Together with the usual surface chromospheric details, I have been able to image prominences as well thanks to the relatively higher light output of the Quark, although they are better seen and imaged in H-alpha:
For detailed views of the chromosphere in the H-line my solar newtonian works better than my achromat being fully corrected in the deep violet and the UV:
The Baader K-line filter is one of my favorite tools for imaging the Sun and I much recommend it to anyone interested in increasing contrast in granulation and in sunspot details. In this respect it replaced my Baader Continuum filter that now I use only when the seeing is too bad for imaging in the deep violet.
As far as the Daystar filter is concerned some remarks about the user manual are necessary.
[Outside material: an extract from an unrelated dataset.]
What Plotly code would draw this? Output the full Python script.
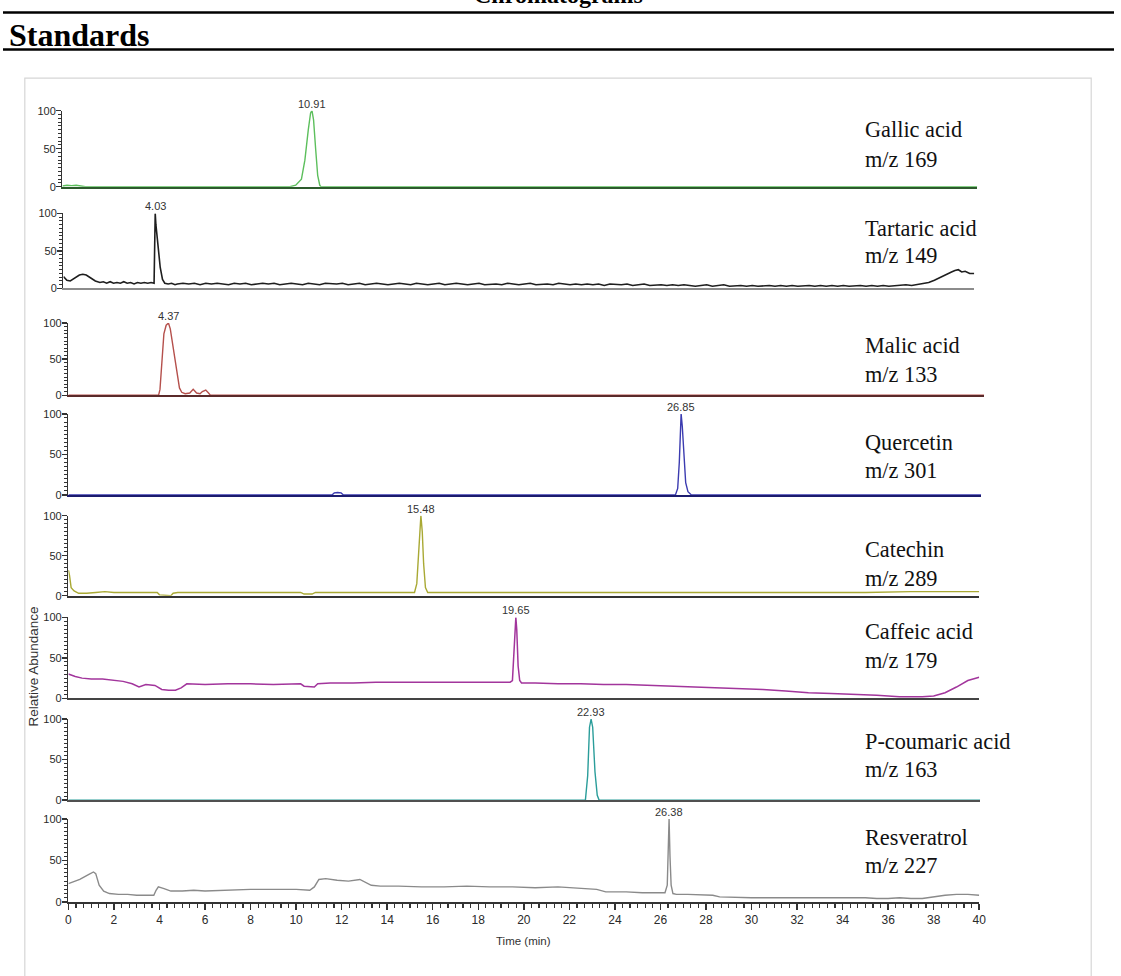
import plotly.graph_objects as go

# ---------------- data ----------------
compounds = ["Gallic acid", "Tartaric acid", "Malic acid", "Quercetin",
             "Catechin", "Caffeic acid", "P-coumaric acid", "Resveratrol"]
mz_labels = ["m/z 169", "m/z 149", "m/z 133", "m/z 301",
             "m/z 289", "m/z 179", "m/z 163", "m/z 227"]
peak_rt = [10.91, 4.03, 4.37, 26.85, 15.48, 19.65, 22.93, 26.38]
peak_labels = ["10.91", "4.03", "4.37", "26.85", "15.48", "19.65", "22.93", "26.38"]

x_ticks = [0, 2, 4, 6, 8, 10, 12, 14, 16, 18, 20, 22, 24, 26, 28, 30, 32, 34, 36, 38, 40]
y_ticks = [0, 50, 100]

# (time in min, relative abundance %)
gallic = [(0, 1), (0.2, 2), (0.4, 1.5), (0.6, 2), (0.8, 1), (1.0, 0), (9.95, 0), (10.2, 2),
          (10.45, 10), (10.6, 35), (10.75, 75), (10.85, 97), (10.91, 100), (10.98, 88),
          (11.07, 50), (11.16, 15), (11.25, 2), (11.3, 0), (40, 0)]

tartaric = [(0, 16), (0.15, 11), (0.3, 10), (0.5, 14), (0.7, 18), (0.85, 19), (1.0, 18),
            (1.2, 14), (1.4, 10), (1.6, 8), (1.75, 9), (1.9, 7), (2.05, 9), (2.2, 7),
            (2.35, 8), (2.5, 7), (2.65, 9), (2.8, 7), (2.95, 8), (3.1, 6), (3.25, 8), (3.4, 7),
            (3.55, 8), (3.7, 7), (3.85, 8), (3.98, 7), (4.0, 55), (4.03, 100), (4.06, 85),
            (4.15, 55), (4.25, 28), (4.35, 12), (4.45, 7), (4.6, 6), (4.75, 7), (4.9, 5),
            (5.0, 6), (5.25, 7), (5.5, 6), (5.75, 7), (6.0, 5), (6.25, 7), (6.5, 6), (6.75, 7),
            (7.0, 6), (7.25, 5), (7.5, 7), (7.75, 6), (8.0, 7), (8.25, 5), (8.5, 6), (8.75, 7),
            (9.0, 6), (9.25, 7), (9.5, 5), (9.75, 6), (10.0, 7), (10.25, 6), (10.5, 5),
            (10.75, 7), (11.0, 6), (11.25, 5), (11.5, 7), (11.75, 6), (12.0, 6), (12.25, 7),
            (12.5, 5), (12.75, 6), (13.0, 7), (13.25, 5), (13.5, 6), (13.75, 7), (14.0, 6),
            (14.25, 5), (14.5, 6), (14.75, 7), (15.0, 6), (15.25, 5), (15.5, 7), (15.75, 6),
            (16.0, 5), (16.25, 6), (16.5, 7), (16.75, 5), (17.0, 6), (17.25, 7), (17.5, 6),
            (17.75, 5), (18.0, 6), (18.25, 7), (18.5, 5), (18.75, 6), (19.0, 6), (19.25, 5),
            (19.5, 7), (19.75, 6), (20.0, 5), (20.25, 6), (20.5, 7), (20.75, 5), (21.0, 6),
            (21.25, 6), (21.5, 5), (21.75, 7), (22.0, 6), (22.25, 5), (22.5, 6), (22.75, 5),
            (23.0, 6), (23.25, 5), (23.5, 6), (23.75, 4), (24.0, 6), (24.25, 5), (24.5, 5),
            (24.75, 6), (25.0, 4), (25.25, 5), (25.5, 6), (25.75, 4), (26.0, 5), (26.25, 5),
            (26.5, 4), (26.75, 5), (27.0, 4), (27.25, 5), (27.5, 4), (27.75, 3), (28.0, 4),
            (28.25, 5), (28.5, 3), (28.75, 4), (29.0, 5), (29.25, 3), (29.5, 4), (29.75, 4),
            (30.0, 3), (30.25, 4), (30.5, 3), (30.75, 4), (31.0, 4), (31.25, 3), (31.5, 4),
            (31.75, 3), (32.0, 4), (32.25, 3), (32.5, 4), (32.75, 4), (33.0, 3), (33.25, 4),
            (33.5, 3), (33.75, 4), (34.0, 3), (34.25, 4), (34.5, 3), (34.75, 4), (35.0, 4),
            (35.25, 3), (35.5, 4), (35.75, 3), (36.0, 4), (36.25, 3), (36.5, 4), (36.75, 4),
            (37.0, 5), (37.25, 4), (37.5, 5), (37.75, 6), (38.0, 8), (38.25, 11), (38.5, 15),
            (38.75, 19), (39.0, 22), (39.15, 24), (39.3, 25), (39.45, 22), (39.6, 23),
            (39.8, 20), (40, 20)]

malic = [(0, 0), (3.94, 0), (4.0, 8), (4.08, 45), (4.17, 85), (4.27, 97), (4.37, 100),
         (4.45, 92), (4.55, 70), (4.65, 48), (4.75, 25), (4.85, 10), (4.95, 4), (5.1, 2),
         (5.3, 3), (5.45, 8), (5.6, 3), (5.75, 2), (5.85, 5), (6.0, 7), (6.12, 3), (6.2, 0),
         (40, 0)]

quercetin = [(0, 0), (11.55, 0), (11.65, 2.5), (11.8, 3), (11.95, 2.5), (12.05, 0), (26.6, 0),
             (26.7, 8), (26.77, 40), (26.82, 90), (26.85, 100), (26.9, 85), (26.97, 45),
             (27.05, 15), (27.15, 4), (27.3, 0), (40, 0)]

catechin = [(0, 32), (0.05, 25), (0.12, 10), (0.25, 6), (0.45, 3), (0.8, 3), (1.2, 4), (1.6, 5),
            (2.0, 4), (2.5, 4), (3.0, 4), (3.5, 4), (3.9, 4), (4.0, 1), (4.5, 0), (4.6, 3),
            (4.8, 4), (6, 4), (7, 4), (8, 4), (9, 4), (10.2, 4), (10.35, 2), (10.7, 2),
            (10.85, 4), (12, 4), (13, 4), (14, 4), (15.2, 4), (15.3, 15), (15.38, 60),
            (15.44, 95), (15.48, 100), (15.54, 80), (15.6, 40), (15.68, 10), (15.78, 4),
            (17, 4), (19, 4), (21, 4), (23, 4), (25, 4), (27, 4), (29, 4), (31, 4), (33, 4),
            (35, 4), (37, 5), (39, 5), (40, 5)]

caffeic = [(0, 30), (0.3, 27), (0.6, 25), (1.0, 24), (1.5, 24), (2.0, 22), (2.4, 21), (2.8, 18),
           (3.1, 14), (3.4, 17), (3.8, 16), (4.1, 11), (4.4, 10), (4.7, 10), (4.95, 13),
           (5.2, 18), (6, 17), (7, 18), (8, 18), (9, 17), (10.2, 18), (10.35, 15), (10.8, 14),
           (10.95, 18), (11.5, 19), (12.5, 19), (13.5, 20), (14.5, 20), (15.5, 20), (16.5, 20),
           (17.5, 20), (18.5, 20), (19.4, 20), (19.5, 22), (19.57, 60), (19.62, 95),
           (19.65, 100), (19.69, 85), (19.75, 40), (19.82, 22), (19.9, 19), (20.5, 19),
           (21.5, 18), (22.5, 18), (23.5, 17), (24.5, 17), (25.5, 16), (26.5, 15), (27.5, 14),
           (28.5, 13), (29.5, 12), (30.5, 11), (31.5, 9), (32.5, 7), (33.5, 6), (34.5, 5),
           (35.5, 4), (36.5, 2), (37.5, 2), (38.0, 3), (38.5, 7), (39.0, 14), (39.5, 22),
           (40, 26)]

pcoumaric = [(0, 0), (22.68, 0), (22.78, 30), (22.86, 90), (22.93, 100), (23.0, 90),
             (23.1, 35), (23.2, 6), (23.28, 0), (40, 0)]

resveratrol = [(0, 22), (0.5, 27), (0.9, 33), (1.1, 36), (1.2, 34), (1.35, 20), (1.55, 13),
               (1.8, 10), (2.2, 9), (2.6, 9), (3.0, 8), (3.4, 8), (3.75, 8), (3.85, 14),
               (3.95, 18), (4.2, 16), (4.5, 13), (5.0, 13), (5.5, 14), (6.0, 13), (7.0, 14),
               (8.0, 15), (9.0, 15), (10.0, 15), (10.6, 14), (10.8, 18), (11.0, 27), (11.3, 28),
               (11.8, 26), (12.3, 25), (12.8, 27), (13.0, 24), (13.3, 20), (13.7, 19),
               (14.5, 19), (15.5, 18), (16.5, 18), (17.5, 19), (18.5, 18), (19.5, 18),
               (20.5, 17), (21.5, 18), (22.5, 16), (23.2, 15), (23.6, 12), (24.5, 12),
               (25.2, 11), (26.2, 11), (26.3, 20), (26.35, 80), (26.38, 100), (26.42, 55),
               (26.47, 20), (26.55, 10), (26.7, 9), (27.2, 9), (27.8, 8), (28.3, 8), (28.6, 6),
               (30, 5), (32, 5), (34, 5), (35, 5), (35.5, 4), (36, 4), (36.5, 5), (37, 4),
               (37.5, 4), (38, 6), (38.5, 8), (39, 9), (39.5, 9), (40, 8)]

series = [gallic, tartaric, malic, quercetin, catechin, caffeic, pcoumaric, resveratrol]

# ---------------- styling / layout ----------------
W, H = 1121, 976
trace_colors = ["#5cbf5c", "#1e1e1e", "#b5504c", "#3b3bb0", "#a9a934", "#a2359c", "#2a9d9a", "#8a8a8a"]
trace_widths = [1.4, 1.6, 1.4, 1.4, 1.4, 1.5, 1.4, 1.4]
base_colors = ["#2d5a2d", "#8c8c8c", "#5a2a2a", "#1c1c6e", "#333333", "#444444", "#505050", "#333333"]
# pixel geometry of each panel: (x_left, x_right, y_top(=100), y_bottom(=0))
geom = [(60, 983, 106, 183), (61, 980, 210, 286), (66, 990, 321, 394), (66, 987, 413, 495),
        (66, 985, 516, 597), (66, 985, 619, 701), (66, 986, 722, 804), (66, 985, 823, 907)]
label_y = [(125, 155), (225, 253), (344, 373), (442, 470), (550, 580), (633, 663), (745, 773), (842, 870)]


def fx(px):
    return px / W


def fy(py):
    return 1 - py / H


fig = go.Figure()
layout = dict(width=W, height=H, margin=dict(l=0, r=0, t=0, b=0),
              paper_bgcolor="white", plot_bgcolor="rgba(0,0,0,0)", showlegend=False)
annotations = []
tick_font = dict(family="Arial, Liberation Sans, sans-serif", size=11, color="#2a2a2a")

for k in range(8):
    n = k + 1
    xs = "" if n == 1 else str(n)
    x0, x1, yt, yb = geom[k]
    pts = series[k]
    fig.add_trace(go.Scatter(x=[p[0] for p in pts], y=[p[1] for p in pts], mode="lines",
                             line=dict(color=trace_colors[k], width=trace_widths[k]),
                             xaxis="x" + xs, yaxis="y" + xs, hoverinfo="skip"))
    last = (n == 8)
    xa = dict(domain=[fx(x0), fx(x1)], range=[0, 40], anchor="y" + xs, showgrid=False,
              zeroline=False, showline=True, linecolor=base_colors[k], linewidth=2,
              fixedrange=True)
    if last:
        xa.update(tickmode="array", tickvals=x_ticks, ticks="outside", ticklen=6, tickwidth=1.5,
                  tickcolor="#333333", showticklabels=True,
                  tickfont=dict(family="Arial, Liberation Sans, sans-serif", size=12,
                                color="#2a2a2a"),
                  minor=dict(dtick=1/3, tick0=0, ticks="outside", ticklen=4, tickwidth=1.2,
                             tickcolor="#333333"))
    else:
        xa.update(ticks="", showticklabels=False)
    ya = dict(domain=[fy(yb), fy(yt)], range=[0, 100], anchor="x" + xs, showgrid=False,
              zeroline=False, showline=True, linecolor="#333333", linewidth=1.5,
              tickmode="array", tickvals=y_ticks, ticks="outside", ticklen=5, tickwidth=1.3,
              tickcolor="#333333", tickfont=tick_font, ticklabelstandoff=-2,
              minor=dict(dtick=5, tick0=0, ticks="outside", ticklen=3, tickwidth=1,
                         tickcolor="#333333"), fixedrange=True)
    layout["xaxis" + xs] = xa
    layout["yaxis" + xs] = ya

    # retention-time label above the peak
    annotations.append(dict(x=peak_rt[k], y=100, xref="x" + xs, yref="y" + xs,
                            text=peak_labels[k], showarrow=False, yanchor="bottom",
                            xanchor="center", yshift=-1,
                            font=dict(family="Arial, Liberation Sans, sans-serif",
                                      size=11, color="#333333")))
    # compound name + m/z
    ly1, ly2 = label_y[k]
    for txt, ly in ((compounds[k], ly1), (mz_labels[k], ly2)):
        annotations.append(dict(x=fx(868), y=fy(ly), xref="paper", yref="paper",
                                text=txt, showarrow=False, xanchor="left", yanchor="middle",
                                font=dict(family="Liberation Serif, Times New Roman, serif",
                                          size=22.3, color="#111111")))

annotations.append(dict(x=fx(525), y=fy(947), xref="paper", yref="paper", text="Time (min)",
                        showarrow=False, xanchor="center", yanchor="middle",
                        font=dict(family="Arial, Liberation Sans, sans-serif", size=11.5,
                                  color="#333333")))
annotations.append(dict(x=fx(31), y=fy(669), xref="paper", yref="paper",
                        text="Relative Abundance", showarrow=False, textangle=-90,
                        xanchor="center", yanchor="middle",
                        font=dict(family="Arial, Liberation Sans, sans-serif",
                                  size=13.5, color="#333333")))
annotations.append(dict(x=fx(4), y=fy(29), xref="paper", yref="paper", text="<b>Standards</b>",
                        showarrow=False, xanchor="left", yanchor="middle",
                        font=dict(family="Liberation Serif, Times New Roman, serif", size=32,
                                  color="black")))
annotations.append(dict(x=fx(560), y=fy(4), xref="paper", yref="paper",
                        text="<b>Chromatograms</b>", showarrow=False, xanchor="center",
                        yanchor="bottom",
                        font=dict(family="Liberation Serif, Times New Roman, serif", size=24,
                                  color="black")))
layout["annotations"] = annotations

layout["shapes"] = [
    dict(type="line", xref="paper", yref="paper", x0=0, x1=1, y0=fy(6.5), y1=fy(6.5),
         line=dict(color="black", width=2.5)),
    dict(type="line", xref="paper", yref="paper", x0=0, x1=1, y0=fy(44), y1=fy(44),
         line=dict(color="black", width=2.5)),
    dict(type="rect", xref="paper", yref="paper", x0=fx(22), x1=fx(1098), y0=fy(990),
         y1=fy(73), line=dict(color="#d6d6d6", width=1.2), layer="below"),
]

fig.update_layout(**layout)
fig.write_html("out.html", config={"displayModeBar": False, "staticPlot": True},
               post_script="document.body.style.margin='0px';"
                           "document.documentElement.style.overflow='hidden';")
The booklet is clear and informative but it contains some oddities already reported in the instructions for the other Quarks. For example on page 6 it is stated that “The optical filter life expectancy is extended up to 2-3 times by climate controlled storage”, but 2-3 times of what ? nothing is said about the estimated life of the device in normal use, nor it is specified what shall be intended for “climate controlled environment”. The above mentioned statement would also imply that some parts of the device are subject to natural degradation or ageing, but which parts can be affected and, in case, replaced is not reported.
The paragraph on the suggested eyepieces for observing in Ca-H is somehow misleading because the device works best for imaging the Sun, it is not a visual filter in the same sense of its H-alpha counterparts. Putting my head under a black cloth and by using of a 112 mm aperture, I have been able to clearly see the structure of AR12673 & 12674 sunspot groups and the bright plages around them, but the image contrast was very low compared to what can be seen on my CCD images (see the full disc above), the network was invisibile and the Sun limb not well defined. Personally I would not recommend to purchase any eyepiece to be used specifically with Quark Calcium-H filter.
Notwithstanding the above, I am very happy of the purchase (made through the Italian dealer Skypoint) and I recommend it very much for amateur chromospheric study of the Sun in the near UV.